Sunday, February 24, 2013

High MTA Leadership Turnover Has Consequences


The NY Times reports on the MTA's pitfall-strewn path to replace the Metrocard with contact-free payment:

[Jay Walder] helped execute a successful regional pilot in 2010 that allowed some riders to tap a single smart card to ride parts of the subway, bus, PATH train, and New Jersey Transit systems.
. . . .
But when Mr. Walder resigned suddenly the next year, accepting a private sector job in Hong Kong, the smart card lost its most vocal cheerleader. His successor, Mr. Lhota, shuffled the structure of the project’s team, transferring management responsibilities from the authority’s headquarters to its individual agencies, like New York City Transit and the commuter railroads.

One of the project’s catalysts, Charles Monheim, the authority’s former chief operating officer, also left the agency months into Mr. Lhota’s tenure.  [Michael DeVitto, the vice president and program executive for fare payment programs at New York City Transit] said he did not believe the turnover had hindered the project. Both Mr. Walder and Mr. Lhota declined to be interviewed for this article.
 I can't say definitively why Jay Walder left the MTA.  It could be he had a better deal elsewhere and took the opportunity provided by the changeover of the governorship to exit gracefully.  But the conventional wisdom, and the most plausible theory, is the new Governor, like the two before him, wanted his own man in the job.  (Inexplicably, Cuomo's man turned out to be an ambitious Republican who would abandon the agency a mere year into the job.)

I understand that an incoming leader wants to install their own people.  But that urge should be tempered by the quality of the person serving the previous administration and the benefit of continuity to the agency's mission.  It's a shame to push out good, effective executives like a Jay Walder or a Chris Ward to make room for an ally.  In that vein, I'm already on record that our next mayor should ask Jeanette Sadik-Khan to stay on at DOT and Carter Strickland to continue running DEP.  Don't fix what isn't broken.
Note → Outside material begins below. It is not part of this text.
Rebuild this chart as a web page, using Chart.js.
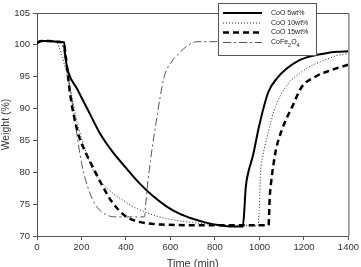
<!DOCTYPE html>
<html>
<head>
<meta charset="utf-8">
<script src="https://cdn.jsdelivr.net/npm/chart.js@4"></script>
<style>
  html, body { margin: 0; padding: 0; background: #fff; }
  #wrap { width: 361px; height: 267px; position: relative; }
</style>
</head>
<body>
<div id="wrap"><canvas id="tgaChart"></canvas></div>
<script>
// Time (min) / Weight (%), one pair of arrays per sample
const time5 = [0, 20, 50, 90, 122, 128, 140, 180, 230, 280, 340, 400, 460, 520, 580, 640, 700, 760, 820, 880, 925, 932, 938, 950, 970, 1000, 1040, 1080, 1120, 1180, 1240, 1300, 1350, 1400];
const weight5 = [100.3, 100.6, 100.6, 100.5, 100.4, 98.0, 95.8, 93.1, 89.7, 86.3, 83.2, 80.7, 78.3, 76.3, 74.7, 73.5, 72.7, 72.1, 71.7, 71.5, 71.5, 74.0, 77.5, 80.0, 82.5, 87.5, 92.6, 94.8, 96.2, 97.6, 98.3, 98.7, 98.9, 99.0];

const time10 = [0, 20, 50, 88, 110, 150, 183, 210, 251, 300, 386, 450, 550, 620, 700, 800, 900, 993, 999, 1005, 1015, 1034, 1072, 1131, 1180, 1221, 1300, 1355, 1400];
const weight10 = [100.3, 100.6, 100.6, 100.4, 98.5, 93.0, 87.5, 84.3, 80.4, 78.0, 75.6, 74.3, 73.0, 72.5, 72.1, 71.8, 71.6, 71.6, 74.0, 79.9, 82.5, 85.5, 90.3, 94.0, 95.5, 96.5, 97.7, 98.4, 98.6];

const time15 = [0, 20, 50, 90, 120, 128, 150, 184, 220, 251, 300, 340, 402, 450, 492, 560, 700, 850, 1000, 1041, 1046, 1052, 1062, 1074, 1100, 1150, 1190, 1251, 1320, 1400];
const weight15 = [100.3, 100.6, 100.6, 100.5, 100.3, 98.5, 92.0, 86.2, 83.0, 80.8, 77.5, 75.2, 73.0, 72.3, 72.0, 71.8, 71.7, 71.7, 71.7, 71.7, 76.0, 78.3, 81.0, 83.5, 86.6, 90.5, 93.4, 95.0, 96.0, 96.9];

const timeFe = [0, 20, 50, 90, 110, 140, 170, 200, 237, 273, 313, 360, 402, 450, 483, 490, 500, 537, 572, 604, 640, 670, 720, 787, 900];
const weightFe = [100.3, 100.6, 100.6, 100.4, 100.2, 95.0, 88.2, 81.5, 76.8, 74.4, 73.3, 73.0, 73.0, 73.0, 73.0, 75.5, 79.0, 88.2, 95.0, 97.3, 98.7, 99.7, 100.5, 100.5, 100.5];

const seriesNames = ['CoO 5wt%', 'CoO 10wt%', 'CoO 15wt%', 'CoFe2O4'];
const xTicks = [0, 200, 400, 600, 800, 1000, 1200, 1400];
const yTicks = [70, 75, 80, 85, 90, 95, 100, 105];

function pairs(ts, ws) {
    return ts.map((t, i) => ({ x: t, y: ws[i] }));
}

const styles = [
    { borderColor: '#000', borderWidth: 2, borderDash: [] },
    { borderColor: '#222', borderWidth: 1, borderDash: [1, 2] },
    { borderColor: '#000', borderWidth: 2.5, borderDash: [6, 4] },
    { borderColor: '#555', borderWidth: 1, borderDash: [8, 3, 2, 3] }
];

const allData = [pairs(time5, weight5), pairs(time10, weight10), pairs(time15, weight15), pairs(timeFe, weightFe)];

// frame on top and right of the plot
const framePlugin = {
    id: 'frame',
    beforeDatasetsDraw(chart) {
        const a = chart.chartArea, c = chart.ctx;
        c.save();
        c.strokeStyle = '#555';
        c.lineWidth = 1;
        c.beginPath();
        c.moveTo(a.left, a.top + 0.5);
        c.lineTo(a.right + 0.5, a.top + 0.5);
        c.lineTo(a.right + 0.5, a.bottom);
        c.stroke();
        c.restore();
    }
};

// boxed legend sitting over the top edge
const boxLegend = {
    id: 'boxLegend',
    afterDraw(chart) {
        const c = chart.ctx;
        const bx = 218, by = 3, bw = 98, bh = 52;
        c.save();
        c.fillStyle = '#fff';
        c.fillRect(bx, by, bw, bh);
        c.strokeStyle = '#555';
        c.lineWidth = 1;
        c.strokeRect(bx + 0.5, by + 0.5, bw, bh);
        const rows = [13, 23, 32.5, 42.5];
        rows.forEach((ry, i) => {
            const s = styles[i];
            c.strokeStyle = s.borderColor;
            c.lineWidth = s.borderWidth;
            c.setLineDash(s.borderDash);
            c.beginPath();
            c.moveTo(223, ry);
            c.lineTo(262, ry);
            c.stroke();
            c.setLineDash([]);
            c.fillStyle = '#222';
            c.textBaseline = 'middle';
            c.textAlign = 'left';
            if (i < 3) {
                c.font = '7px "Liberation Sans", Arial, sans-serif';
                c.fillText(seriesNames[i], 271, ry);
            } else {
                // CoFe2O4 with subscripts
                let x = 271;
                const parts = [['CoFe', 0], ['2', 1], ['O', 0], ['4', 1]];
                parts.forEach(([txt, sub]) => {
                    c.font = (sub ? '5.5px' : '7px') + ' "Liberation Sans", Arial, sans-serif';
                    c.fillText(txt, x, ry + (sub ? 2.5 : 0));
                    x += c.measureText(txt).width;
                });
            }
        });
        c.restore();
    }
};

const ctx = document.getElementById('tgaChart').getContext('2d');
const tgaChart = new Chart(ctx, {
    type: 'line',
    data: {
        datasets: allData.map((d, i) => ({
            label: seriesNames[i],
            data: d,
            borderColor: styles[i].borderColor,
            borderWidth: styles[i].borderWidth,
            borderDash: styles[i].borderDash,
            pointRadius: 0,
            fill: false,
            cubicInterpolationMode: 'monotone'
        }))
    },
    options: {
        responsive: true,
        maintainAspectRatio: false,
        animation: false,
        layout: { padding: { left: 0, top: 13, right: 11, bottom: 0 } },
        scales: {
            x: {
                type: 'linear',
                min: 0,
                max: 1400,
                afterBuildTicks: s => { s.ticks = xTicks.map(v => ({ value: v })); },
                afterFit: s => { s.height = 31; },
                grid: { drawOnChartArea: false, tickLength: 4, color: '#555' },
                border: { color: '#555', width: 1 },
                ticks: {
                    color: '#333',
                    font: { family: '"Liberation Sans", Arial, sans-serif', size: 9.5 },
                    padding: 2,
                    maxRotation: 0,
                    callback: v => String(v)
                },
                title: {
                    display: true,
                    text: 'Time (min)',
                    color: '#333',
                    font: { family: '"Liberation Sans", Arial, sans-serif', size: 11 },
                    padding: { top: 0, bottom: -4 }
                }
            },
            y: {
                min: 70,
                max: 105,
                afterBuildTicks: s => { s.ticks = yTicks.map(v => ({ value: v })); },
                afterFit: s => { s.width = 37; },
                grid: { drawOnChartArea: false, tickLength: 4, color: '#555' },
                border: { color: '#555', width: 1 },
                ticks: {
                    color: '#333',
                    font: { family: '"Liberation Sans", Arial, sans-serif', size: 9.5 },
                    padding: 3,
                    callback: v => String(v)
                },
                title: {
                    display: true,
                    text: 'Weight (%)',
                    color: '#333',
                    font: { family: '"Liberation Sans", Arial, sans-serif', size: 10.5 },
                    padding: { top: 0, bottom: 0 }
                }
            }
        },
        plugins: {
            legend: { display: false },
            tooltip: { enabled: false }
        }
    },
    plugins: [framePlugin, boxLegend]
});
</script>
</body>
</html>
But to the point of replacing the Metrocard: why not something based off of the EZ-Pass technology?  The MTA, the Port Authority and other road transportation agencies up and down the eastern seaboard already accept it.  Millions of people already have EZ-Pass accounts.  Barring that, let's license or buy a system that is already proven to work.   This isn't the moon shot; there are already working systems out there serving riders.